65-67. Throw a baseball over-hand with some snap. Throw a football with a tight spiral. Shoot a 12-foot jump shot reliably. Meh. Everybody should be able to demonstrate the fundamentals of whatever sport it is that's their "thing", but doing these three things specifically? Again, meh. (probably because I suck at basketball.)
68. Find his way out of the woods if lost. A definite. I wandered off a trail once in Allegany State Park, but finding my way back to "civilization" was a fairly easy matter of continuing to always head downhill until I reached a road.

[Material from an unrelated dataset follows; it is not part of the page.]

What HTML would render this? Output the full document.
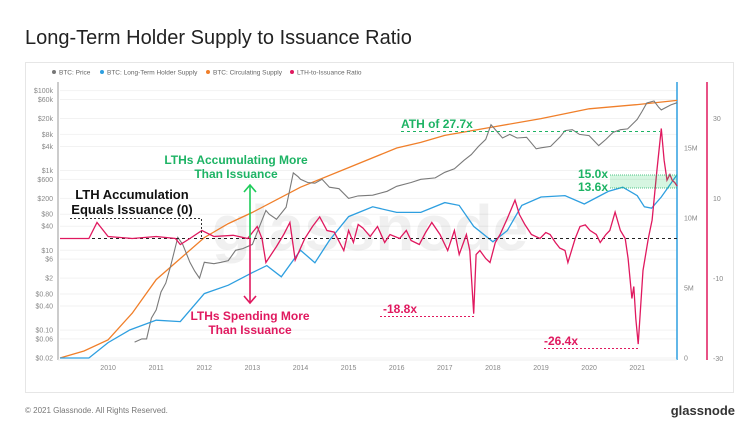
<!DOCTYPE html>
<html><head><meta charset="utf-8"><style>
body{margin:0;background:#fff;font-family:"Liberation Sans",sans-serif;}
#wrap{position:relative;width:752px;height:441px;overflow:hidden;background:#fff}
</style></head><body>
<div id="wrap">
<svg id="svg" width="752" height="441" xmlns="http://www.w3.org/2000/svg" font-family="Liberation Sans, sans-serif">
<text x="25" y="44" font-size="20" fill="#222">Long-Term Holder Supply to Issuance Ratio</text>
<rect x="25.5" y="62.5" width="708" height="330" fill="#fff" stroke="#e6e6e6"/>
<g id="grid"></g>
<text x="370" y="250" font-size="64" font-weight="bold" fill="#000" fill-opacity="0.06" text-anchor="middle">glassnode</text>
<g id="legend"></g>
<g id="axes"></g>
<g id="series"></g>
<g id="annot"></g>
<text x="25" y="413" font-size="8" fill="#777">© 2021 Glassnode. All Rights Reserved.</text>
<text x="735" y="415" font-size="13" font-weight="bold" fill="#333" text-anchor="end">glassnode</text>
</svg>
</div>
<script>
const priceYears=[2010.55,2010.7,2010.8,2010.9,2011.0,2011.1,2011.2,2011.3,2011.45,2011.55,2011.6,2011.7,2011.8,2011.9,2012.0,2012.2,2012.35,2012.5,2012.65,2012.8,2013.0,2013.15,2013.28,2013.35,2013.5,2013.7,2013.85,2013.95,2014.0,2014.15,2014.3,2014.45,2014.6,2014.8,2015.0,2015.2,2015.5,2015.8,2016.0,2016.3,2016.5,2016.8,2017.0,2017.2,2017.4,2017.55,2017.7,2017.85,2017.96,2018.1,2018.2,2018.35,2018.5,2018.7,2018.9,2019.0,2019.2,2019.4,2019.5,2019.65,2019.8,2020.0,2020.2,2020.35,2020.5,2020.65,2020.8,2021.0,2021.1,2021.2,2021.35,2021.45,2021.5,2021.6,2021.7,2021.83];
const priceValues=[0.05,0.06,0.06,0.2,0.32,0.9,1.5,4,21,14,10,5,3,2.0,5,4.6,5,5.5,10,11,14,40,100,80,60,120,870,700,600,500,480,600,380,350,200,230,240,300,400,500,600,650,900,1100,1800,2500,4000,6000,14000,9000,6500,8000,6500,6800,3500,3700,4000,7000,10000,10500,8000,7500,4200,6000,9000,10500,11000,19000,30000,49000,55000,38000,33000,38000,44000,50000];
const supplyYears=[2009.0,2009.5,2010.0,2010.5,2011.0,2012.0,2012.5,2013.0,2014.0,2015.0,2016.0,2016.5,2017.0,2018.0,2019.0,2020.0,2021.0,2021.83];
const supplyValues=[0,0.5,1.3,3.2,5.6,8.6,9.6,10.4,12.2,13.6,15.0,15.4,15.9,16.5,17.1,17.8,18.1,18.4];
const lthYears=[2009.0,2009.6,2010.0,2010.45,2011.0,2011.5,2012.0,2012.5,2013.0,2013.3,2013.6,2014.0,2014.3,2014.6,2015.0,2015.5,2016.0,2016.5,2017.0,2017.3,2017.6,2018.0,2018.3,2018.6,2019.0,2019.5,2019.9,2020.4,2020.7,2021.0,2021.15,2021.3,2021.5,2021.83];
const lthValues=[0,0,1.1,2.0,2.7,2.6,4.6,5.2,6.1,6.6,5.8,7.7,6.8,8.4,10.1,10.8,10.4,10.4,11.1,10.9,9.4,8.3,9.1,10.9,11.5,11.6,11.0,11.9,12.2,11.6,10.8,10.7,11.5,13.1];
const ratioYears=[2009.0,2009.6,2009.77,2010.0,2010.5,2011.0,2011.4,2011.5,2011.7,2011.95,2012.2,2012.6,2012.9,2013.1,2013.2,2013.28,2013.5,2013.65,2013.78,2013.89,2014.09,2014.25,2014.4,2014.55,2014.7,2014.9,2015.0,2015.1,2015.2,2015.3,2015.45,2015.6,2015.75,2015.86,2016.06,2016.2,2016.3,2016.47,2016.6,2016.73,2016.9,2017.06,2017.2,2017.3,2017.45,2017.52,2017.6,2017.65,2017.73,2017.85,2017.94,2018.05,2018.15,2018.3,2018.46,2018.55,2018.67,2018.8,2018.98,2019.1,2019.19,2019.3,2019.39,2019.5,2019.56,2019.71,2019.81,2019.92,2020.02,2020.15,2020.23,2020.35,2020.43,2020.54,2020.65,2020.75,2020.81,2020.89,2020.93,2020.97,2021.02,2021.12,2021.23,2021.31,2021.41,2021.5,2021.56,2021.62,2021.68,2021.73,2021.78,2021.83];
const ratioValues=[0,0,4,0.5,0,0.5,0,-1.5,0,2,0.5,0.8,0,3,0,-6,-2,1,4,-5.4,0,3,5.4,2,1.6,-3,2,-1,3.5,2.6,0.5,3,-1,1,0,2,-0.5,-1.5,1.5,4,1,-3,2,-4,1,-3,-18.8,-4,-3,-5,-6,-1,1,5,9.6,6,3.4,1,0,1.5,1,-1,-2.4,-3,-6,0,3,3.4,2,1,-1,1,2,6.6,2,0,-5,-15,-12,-20,-26.4,-8,0,4.6,17,27.5,19.6,14.6,16,14.5,14,13.1];
const priceTicks=[100000,60000,20000,8000,4000,1000,600,200,80,40,10,6,2,0.8,0.4,0.1,0.06,0.02];
const priceTickLabels=["$100k","$60k","$20k","$8k","$4k","$1k","$600","$200","$80","$40","$10","$6","$2","$0.80","$0.40","$0.10","$0.06","$0.02"];
const supplyTicks=[0,5,10,15];
const supplyTickLabels=["0","5M","10M","15M"];
const ratioTicks=[30,10,-10,-30];
const xTicks=[2010,2011,2012,2013,2014,2015,2016,2017,2018,2019,2020,2021];

const NS="http://www.w3.org/2000/svg";
const X=y=>60+(y-2009)*48.1;
const YP=p=>358-(Math.log10(p)+1.7)*39.9;
const YS=v=>358-v*14;
const YR=r=>238.5-r*4;
function mk(tag,attrs,parent,text){const e=document.createElementNS(NS,tag);for(const k in attrs)e.setAttribute(k,attrs[k]);if(text!==undefined)e.textContent=text;document.getElementById(parent).appendChild(e);return e;}
function path(xs,vs,fx,fy){return xs.map((x,i)=>(i?'L':'M')+fx(x).toFixed(1)+' '+fy(vs[i]).toFixed(1)).join(' ');}

priceTicks.forEach((p,i)=>{
 const g=mk('line',{x1:60,x2:677,y1:YP(p),y2:YP(p),stroke:'#f2f2f2','stroke-width':1},'grid');
 
 
 const t=mk('text',{x:53,y:YP(p)+2.5,'font-size':7,fill:'#888','text-anchor':'end'},'axes',priceTickLabels[i]);
 
 
});
xTicks.forEach(y=>{
 const t=mk('text',{x:X(y),y:370,'font-size':7,fill:'#888','text-anchor':'middle'},'axes',String(y));
 
 
});
supplyTicks.forEach((v,i)=>{
 const t=mk('text',{x:684,y:YS(v)+2.5,'font-size':7,fill:'#888'},'axes',supplyTickLabels[i]);
 
 
});
ratioTicks.forEach(v=>{
 const t=mk('text',{x:713,y:YR(v)+2.5,'font-size':7,fill:'#888'},'axes',String(v));
 
 
});
let a=mk('line',{x1:58,x2:58,y1:82,y2:360,stroke:'#999'},'axes');


a=mk('line',{x1:677,x2:677,y1:82,y2:360,stroke:'#2e9fe0','stroke-width':1.5},'axes');


a=mk('line',{x1:707,x2:707,y1:82,y2:360,stroke:'#e0195f','stroke-width':1.5},'axes');


a=mk('line',{x1:58,x2:677,y1:360,y2:360,stroke:'#eee'},'axes');



let s=mk('path',{d:path(supplyYears,supplyValues,X,YS),fill:'none',stroke:'#f07f2a','stroke-width':1.3},'series');


s=mk('path',{d:path(priceYears,priceValues,X,YP),fill:'none',stroke:'#7a7a7a','stroke-width':1.1},'series');


s=mk('path',{d:path(lthYears,lthValues,X,YS),fill:'none',stroke:'#2e9fe0','stroke-width':1.3},'series');


s=mk('line',{x1:62,x2:677,y1:YR(0),y2:YR(0),stroke:'#222','stroke-dasharray':'3,3','stroke-width':1},'series');


s=mk('path',{d:path(ratioYears,ratioValues,X,YR),fill:'none',stroke:'#e0195f','stroke-width':1.3},'series');



const leg=[["#777","BTC: Price",52],["#2e9fe0","BTC: Long-Term Holder Supply",100],["#f07f2a","BTC: Circulating Supply",206],["#e0195f","LTH-to-Issuance Ratio",290]];
leg.forEach(l=>{
 const c=mk('circle',{cx:l[2]+2,cy:72,r:2,fill:l[0]},'legend');
 
 
 const t=mk('text',{x:l[2]+7,y:74.5,'font-size':6.5,fill:'#666'},'legend',l[1]);
 
 
});

const an=document.getElementById('annot');
an.innerHTML=`
<g>
<text x="132" y="199" font-size="13" font-weight="bold" fill="#111" text-anchor="middle">LTH Accumulation</text>
<text x="132" y="214" font-size="13" font-weight="bold" fill="#111" text-anchor="middle">Equals Issuance (0)</text>
<path d="M70 218.5 H201.5 V238" fill="none" stroke="#333" stroke-dasharray="2,2"/></g>
<g>
<text x="236" y="164" font-size="12" font-weight="bold" fill="#1db364" text-anchor="middle">LTHs Accumulating More</text>
<text x="236" y="178" font-size="12" font-weight="bold" fill="#1db364" text-anchor="middle">Than Issuance</text>
<line x1="250" y1="186" x2="250" y2="238" stroke="#1ecc5a" stroke-width="1.6"/><path d="M244 192 L250 185 L256 192" fill="none" stroke="#1ecc5a" stroke-width="1.6"/></g>
<g>
<line x1="250" y1="238" x2="250" y2="302" stroke="#e0195f" stroke-width="1.6"/><path d="M244 296 L250 303 L256 296" fill="none" stroke="#e0195f" stroke-width="1.6"/>
<text x="250" y="320" font-size="12" font-weight="bold" fill="#e0195f" text-anchor="middle">LTHs Spending More</text>
<text x="250" y="334" font-size="12" font-weight="bold" fill="#e0195f" text-anchor="middle">Than Issuance</text></g>
<g>
<text x="401" y="128" font-size="12" font-weight="bold" fill="#1db364">ATH of 27.7x</text>
<line x1="401" y1="131.5" x2="660" y2="131.5" stroke="#1db364" stroke-dasharray="3,3"/></g>
<g>
<text x="383" y="313" font-size="12" font-weight="bold" fill="#e0195f">-18.8x</text>
<line x1="380" y1="316.5" x2="474" y2="316.5" stroke="#e0195f" stroke-dasharray="2,2"/></g>
<g>
<text x="544" y="345" font-size="12" font-weight="bold" fill="#e0195f">-26.4x</text>
<line x1="544" y1="348.5" x2="638" y2="348.5" stroke="#e0195f" stroke-dasharray="2,2"/></g>
<g>
<rect x="610" y="175" width="67" height="13" fill="#1ecc5a" fill-opacity="0.18"/>
<line x1="610" y1="175" x2="677" y2="175" stroke="#1db364" stroke-dasharray="1,1" stroke-width="0.7"/>
<line x1="610" y1="188" x2="677" y2="188" stroke="#1db364" stroke-dasharray="1,1" stroke-width="0.7"/>
<text x="578" y="178" font-size="12" font-weight="bold" fill="#1db364">15.0x</text>
<text x="578" y="191" font-size="12" font-weight="bold" fill="#1db364">13.6x</text></g>`;
</script>
</body></html>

69. Tie a knot. Another one for everybody. One or two kinds of knots is fine, though, unless you're a sailor or someone who really wants to know lots of nautical stuff.
70. Shake hands. Lord, yes! You don't have to crush the other guy's hand – it's not a contest of strength, after all – but really, nothing's worse than a guy with a limp handshake. There really are few things I think are acceptable for women that aren't for a man, but a limp handshake is one of them.
71. Iron a shirt. Yup, this is useful.
72. Stock an emergency bag for the car. Another one for everybody, not just men. And "beer" does not count as an emergency item. If stocking an emergency bag for winter, don't forget candles and a large tin can, like a coffee can; a fat candle burning in a tin can puts out a surprising amount of heat. And a gun, with one bullet for each member of your party. (Oh, come on. I'm kidding about that one. Jeebus!)
73. Caress a woman's neck. Oh, yes. And speak the language of love! (Not French, either.)
74. Know some birds. I'd extend this to knowing birds and trees and rocks, to an extent. Nature walks and hikes are more rewarding if you're able to appreciate your surroundings on a deeper level than "Oooooh, pretty!"
75. Negotiate a better price. I dread large purchases, because I have little tolerance for haggling, little ability for haggling, and I don't have a hell of a lot of sales resistance, either.
I don't know what this all means about me. Aside from the goofy gambling stuff, most of this is stuff that everybody should know how to do, right?